Le puissant Hezbollah chiite a lui balayé l’idée d’un gouvernement exclusivement formé de technocrates.
« Le Hezbollah apportera son veto à tout gouvernement n’incluant pas des membres de son parti », selon M. Khashan. « Le prochain gouvernement devra être hybride, avec principalement des technocrates mais aussi des politiciens représentant les formations politiques majeures ».
« Les Libanais ont montré qu’ils en avaient assez et qu’ils voulaient un nouveau genre de gouvernement », a estimé mardi le secrétaire d’Etat adjoint américain aux affaires du Proche-Orient, David Schenker.
La tension est montée dans la rue
En attendant, la tension est montée dans la rue ces deux dernières nuits, avec des attaques de partisans des deux partis chiites Amal et Hezbollah contre des rassemblements de la contestation à Beyrouth, à Tyr (sud) et mardi soir à Baalbeck (est).
Les autorités ont « échoué à protéger convenablement les contestataires de violentes attaques », ont affirmé dans un communiqué des experts des droits humains affiliés aux Nations unies.
Amnesty International les a appelées à « agir immédiatement pour protéger les manifestants », d’attaques qui « pourraient signaler une escalade dangereuse ».
L’impasse politique
L’impasse politique aggrave encore davantage la crise économique. La Banque mondiale prévoit une croissance négative de 0,2% pour 2019.
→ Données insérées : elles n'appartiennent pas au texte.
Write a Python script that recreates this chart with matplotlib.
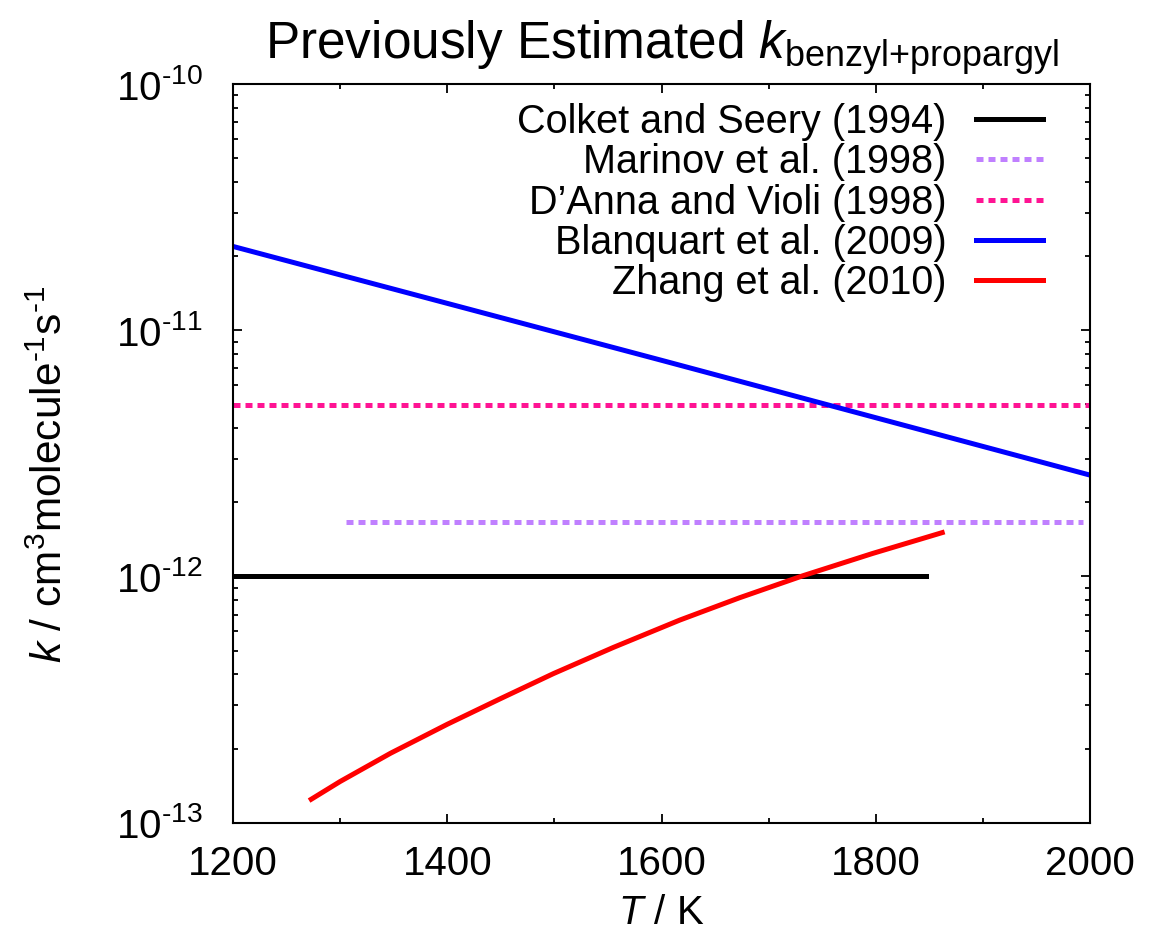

En deux mois, 265 restaurants et bars ont fermé, selon un communiqué de leur syndicat. Une association regroupant les entreprises du secteur privé a appelé à une grève générale jeudi, vendredi et samedi.
Le ministre de la Santé Jamal Jabak a appelé mardi la Banque centrale à faciliter l’obtention de dollars aux importateurs de matériel médical, s’alarmant de pénuries dans les hôpitaux.
Le Liban connaît des restrictions sur l’obtention de dollars au taux officiel, ce qui complique le travail des importateurs et menace de faire monter les prix.
Le taux de change officiel est de 1.507 livres libanaises pour un dollar, mais dans les bureaux de change le billet vert s’achète à environ 2.000 livres.
La Banque centrale est selon M. Jabak disposée à fournir seulement la moitié des besoins en dollars des importateurs au taux officiel. Le reste devra être obtenu sur le marchés de changes, ce qui se traduirait par une augmentation de la facture pour les hôpitaux, et donc les patients, a-t-il prévenu.
Environ un tiers de la population vit sous le seuil de pauvreté, selon la Banque mondiale.